If President Obama and the Democrats in Congress wish to prove that they are just as pro Israel as the Republicans, it will be proven not from now until November 2nd, but beginning on November 3rd, when the elections are over, at that time the President can prove he is Israel's friend, if he wants to. If Obama pulls out the racist "No Jewish building in Jerusalem" card again after the elections, then that will speak volumes as to whether his administration is a "friend" to Israel or not. Until the elections, however, concerns of pre-election posturing makes an evaluation of intentions difficult.
Historically in American Congressional elections in years that the President is not running for re-election, the vote normally goes against the sitting President. Odds are that Republicans have a better chance to win than Democrats in this coming election. This election is not a mandate on Obama Administration policy on Israel; there are just too many issues at play to say so. Economy, health care, borders, oil spills that dwarf Katrina, and even "don't ask, but please feel free to tell."

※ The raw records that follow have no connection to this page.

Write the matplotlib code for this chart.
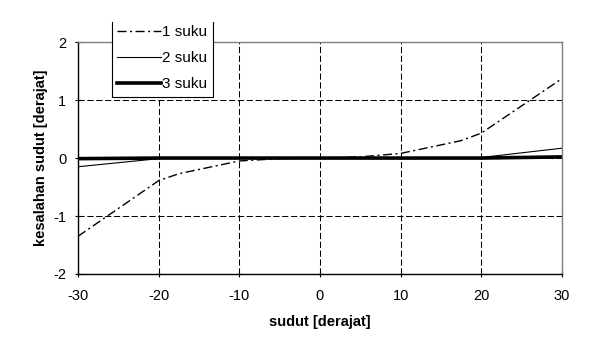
import matplotlib
matplotlib.use("Agg")
import matplotlib.pyplot as plt
from matplotlib.transforms import Bbox

plt.rcParams['font.family'] = ['Liberation Sans', 'DejaVu Sans']
plt.rcParams['axes.unicode_minus'] = False

# data
sudut = [-30, -20, -17.5, -10, -5, 0, 5, 10, 17.5, 20, 30]
suku1 = [-1.35, -0.39, -0.27, -0.05, -0.01, 0.0, 0.02, 0.08, 0.30, 0.43, 1.37]
suku2 = [-0.15, -0.01, 0.0, 0.0, 0.0, 0.0, 0.0, 0.0, 0.0, 0.01, 0.17]
suku3 = [-0.01, 0.0, 0.0, 0.0, 0.0, 0.0, 0.0, 0.0, 0.0, 0.0, 0.02]

xticks = [-30, -20, -10, 0, 10, 20, 30]
yticks = [-2, -1, 0, 1, 2]

fig = plt.figure(figsize=(5.94, 3.51), dpi=100)
ax = fig.add_axes([0.1313, 0.2194, 0.8147, 0.6606])

ax.plot(sudut, suku1, color='black', lw=1.0, linestyle=(0, (6.5, 2.5, 1.5, 2.5)), label='1 suku')
ax.plot(sudut, suku2, color='black', lw=0.8, label='2 suku')
ax.plot(sudut, suku3, color='black', lw=2.6, label='3 suku')

ax.set_xlim(-30, 30)
ax.set_ylim(-2, 2)
ax.set_xticks(xticks)
ax.set_yticks(yticks)
ax.grid(True, color='black', lw=0.75, linestyle=(0, (6, 2.5)))
ax.set_axisbelow(True)

for s in ['top', 'right']:
    ax.spines[s].set_color('#808080')
    ax.spines[s].set_linewidth(1.0)
for s in ['left', 'bottom']:
    ax.spines[s].set_color('black')
    ax.spines[s].set_linewidth(1.0)

ax.tick_params(direction='inout', length=5, width=0.8, labelsize=10.5)
ax.tick_params(axis='x', pad=8)
ax.tick_params(axis='y', pad=6)

ax.set_xlabel('sudut [derajat]', fontsize=10.5, fontweight='bold', labelpad=9)
ax.set_ylabel('kesalahan sudut [derajat]', fontsize=10.5, fontweight='bold', labelpad=4)

leg = ax.legend(loc='upper left', bbox_to_anchor=(111.7 / 594, 1 - 20 / 351),
                bbox_transform=fig.transFigure, fontsize=11, frameon=True,
                fancybox=False, edgecolor='black', framealpha=1,
                handlelength=2.9, handletextpad=0.05, borderpad=0.35,
                labelspacing=0.78, borderaxespad=0)
leg.get_frame().set_linewidth(0.8)
# the legend box is cut at its top edge in the original
leg.get_frame().set_clip_box(Bbox.from_extents(0, 0, 594, 351 - 21.5))
leg.get_frame().set_clip_on(True)

fig.savefig('out.png', dpi=100)
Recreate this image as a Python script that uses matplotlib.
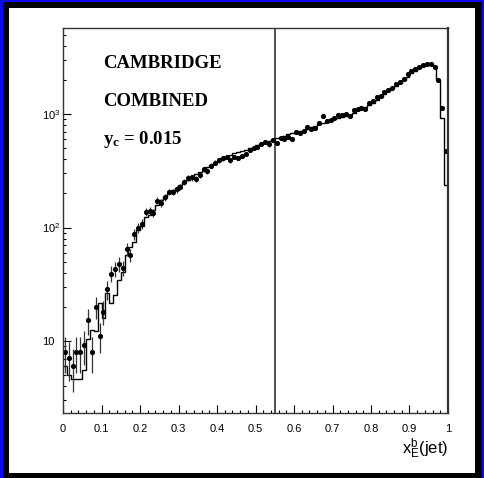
import matplotlib
matplotlib.use('Agg')
import matplotlib.pyplot as plt
import matplotlib.patches as patches
from matplotlib.ticker import MultipleLocator, LogLocator, FuncFormatter, NullFormatter
import numpy as np

'''
Data read off the picture (100 bins of width 0.01 in x_E^b)
'''
bin_edges = np.round(np.arange(0, 1.001, 0.01), 3)

# simulation (histogram)
mc_counts = [6.0, 5.0, 4.6, 4.6, 4.6, 5.5, 10.5, 12.5, 12.2, 21.8,
             15.9, 26.3, 21.8, 25.4, 34.4, 40.8, 57.2, 67.7, 75, 95,
             103, 124, 128, 142, 157, 174, 187, 200, 212, 225,
             237, 250, 262, 278, 294, 307, 320, 338, 355, 370,
             385, 400, 417, 434, 451, 460, 470, 485, 500, 515,
             530, 548, 565, 582, 600, 612, 625, 645, 665, 678,
             690, 705, 720, 745, 770, 792, 815, 840, 865, 885,
             905, 922, 940, 960, 980, 1030, 1080, 1115, 1150, 1205,
             1260, 1340, 1420, 1500, 1590, 1680, 1770, 1880, 2000, 2140,
             2290, 2410, 2530, 2640, 2750, 2800, 2600, 2000, 917, 236]

# data points
data_counts = [8.0, 7.1, 6.0, 8.0, 8.0, 9.2, 15.2, 8.0, 20.0, 11.1,
               18.1, 28.5, 39.1, 43.3, 47.6, 44.4, 64.6, 57.5, 87, 100,
               108, 137, 140, 135, 173, 166, 184, 206, 206, 218,
               229, 254, 271, 276, 268, 290, 325, 315, 350, 372,
               392, 408, 418, 390, 418, 410, 428, 445, 482, 500,
               512, 545, 568, 540, 588, 556, 615, 600, 625, 608,
               690, 684, 705, 775, 735, 750, 832, 952, 870, 895,
               925, 985, 990, 995, 955, 1080, 1105, 1135, 1115, 1245,
               1295, 1405, 1455, 1565, 1645, 1700, 1830, 1920, 2040, 2240,
               2400, 2500, 2600, 2700, 2780, 2780, 2600, 1990, 1140, 475]

x_cut = 0.55
labels = ['CAMBRIDGE', 'COMBINED']
yc_value = '0.015'

'''
Fonts
'''
plt.rcParams['font.family'] = ['Liberation Sans', 'DejaVu Sans']
plt.rcParams['mathtext.fontset'] = 'custom'
plt.rcParams['mathtext.rm'] = 'Liberation Sans'
plt.rcParams['mathtext.it'] = 'Liberation Sans:italic'
plt.rcParams['mathtext.bf'] = 'Liberation Serif:bold'

W, H = 485, 478
fig = plt.figure(figsize=(W / 100, H / 100), dpi=100)
fig.patch.set_facecolor('#0a0af5')

# black frame and white pad (pixel boxes converted to figure fractions)
fig.patches.append(patches.Rectangle((3 / W, 0), 479 / W, 476 / H, transform=fig.transFigure,
                                     facecolor='black', edgecolor='none', zorder=-10))
fig.patches.append(patches.Rectangle((9 / W, 5 / H), 466 / W, 465 / H, transform=fig.transFigure,
                                     facecolor='white', edgecolor='none', zorder=-9))

ax = fig.add_axes([63 / W, 65 / H, 385 / W, 385 / H])
ax.set_facecolor('white')
ax.set_zorder(1)

centers = (bin_edges[:-1] + bin_edges[1:]) / 2
data = np.array(data_counts)
errors = np.sqrt(data)

# simulation as a step histogram
ax.stairs(mc_counts, bin_edges, baseline=None, color='black', linewidth=1.0)

# data with statistical errors
ax.errorbar(centers, data, yerr=errors, fmt='o', color='black', markersize=2.7,
            elinewidth=0.9, ecolor='#333333', capsize=0)

# cut line
ax.axvline(x_cut, color='#333333', linewidth=1.2)

ax.set_yscale('log')
ax.set_xlim(0, 1)
ax.set_ylim(2.32, 5730)

# ticks
ax.xaxis.set_major_locator(MultipleLocator(0.1))
ax.xaxis.set_minor_locator(MultipleLocator(0.02))
ax.xaxis.set_major_formatter(FuncFormatter(lambda v, p: '%g' % round(v, 2)))
ax.yaxis.set_major_locator(LogLocator(base=10))
ax.yaxis.set_minor_locator(LogLocator(base=10, subs=np.arange(2, 10)))
ax.yaxis.set_minor_formatter(NullFormatter())


def ylab(v, p):
    n = int(round(np.log10(v)))
    if n == 1:
        return '10'
    return r'$\mathrm{10^{%d}}$' % n


ax.yaxis.set_major_formatter(FuncFormatter(ylab))
ax.tick_params(axis='both', which='both', direction='in', top=False, right=False,
               width=0.8, labelsize=8)
ax.tick_params(axis='both', which='major', length=5.5)
ax.tick_params(axis='both', which='minor', length=2.5)
ax.tick_params(axis='x', which='major', pad=8)
ax.tick_params(axis='y', which='major', pad=15.3)
for lab in ax.get_yticklabels():
    lab.set_horizontalalignment('left')

for s in ax.spines.values():
    s.set_color('#333333')
    s.set_linewidth(1.0)
ax.spines['right'].set_linewidth(1.6)

# axis title
ax.text(1.0, -0.105, r'x$\mathrm{_E^b}$(jet)', transform=ax.transAxes,
        ha='right', va='baseline', fontsize=12)

# labels inside the frame
ax.text(0.103, 0.895, labels[0], transform=ax.transAxes, family='Liberation Serif',
        weight='bold', fontsize=13.5, va='baseline')
ax.text(0.103, 0.797, labels[1], transform=ax.transAxes, family='Liberation Serif',
        weight='bold', fontsize=13.5, va='baseline')
ax.text(0.103, 0.699, r'$\mathbf{y_c}$ = ' + yc_value, transform=ax.transAxes,
        family='Liberation Serif', weight='bold', fontsize=13.5, va='baseline')

fig.savefig('out.png', dpi=100, facecolor=fig.get_facecolor())
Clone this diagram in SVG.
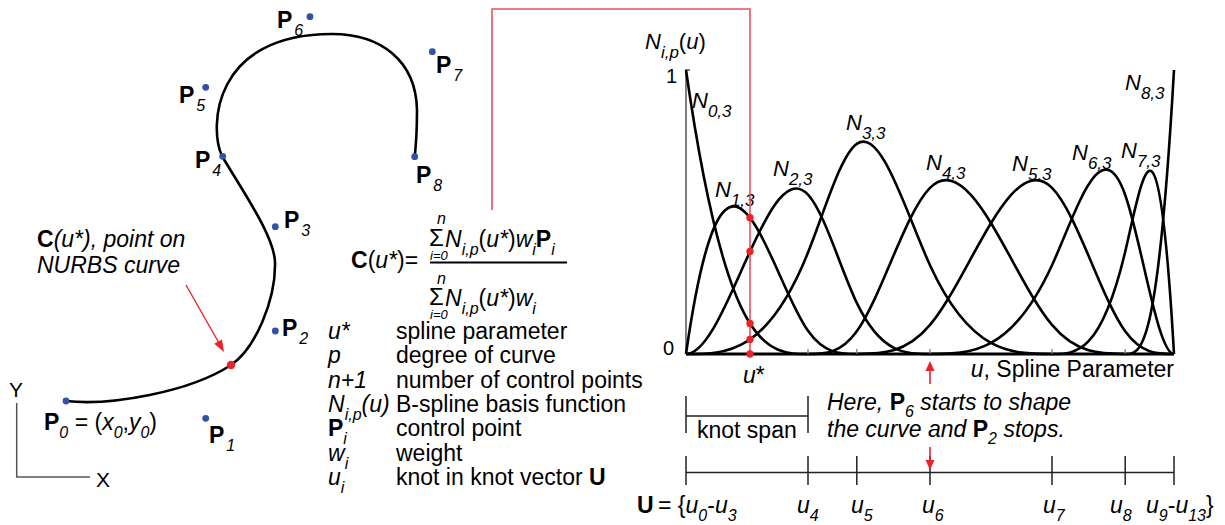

Does America confront Iran for Israel or for its own needs? If Israel's needs were the motivating factor in that matter, then there would have been regime change in Tehran under President Bush, or the first year and a half of Obama. Therefore trading objectivity in the peace process with the Palestinian Arabs for greater support against Iran is an invalid proof of being pro Israel, as it is not for Israel's sake that America is either heeding Israel's advice regarding Iran or remaining aloof.
Military sales to the Middle East are no longer following a pure Israel foremost policy. Saudi Arabia and other countries of variable loyalty are being considered options by this Administration to proliferate advanced weapons to. This is perhaps a byproduct of the Administration's Iran containment first-before considering regime change policy. Whether or not that is true, it does nothing to prove friendship to Israel.
That means that the only criterion remaining by which to tell whether or not Obama is a friend to Israel is in the conflict between the belligerent Arabs and democratic Israel. The only ethical answer is in not ignoring the facts in the guise of pseudo objectivity, as President Carter had to in order to pursue his courtship with Hamas. You first must declare objective truths, then check to make sure that your policy follows it.
Is terrorism illegal or legitimate? Illegal? Then don't adulate to Hamas.
Is racism bad or legitimate? Bad? Then either say that Jews can build just like Arabs do, which I would agree with, or else nobody should build at all, which of course the PA would object to.
To be pro Israel, you merely have to be ethical and moral in your pursuit of peace. Then you'll be rewarded by being held in regard as if you actually cared about Israel.
To prove it, though, you may have to eventually apologize for past hypocritical and racist policies such as no Jewish building in Jerusalem. But that's an article for another day.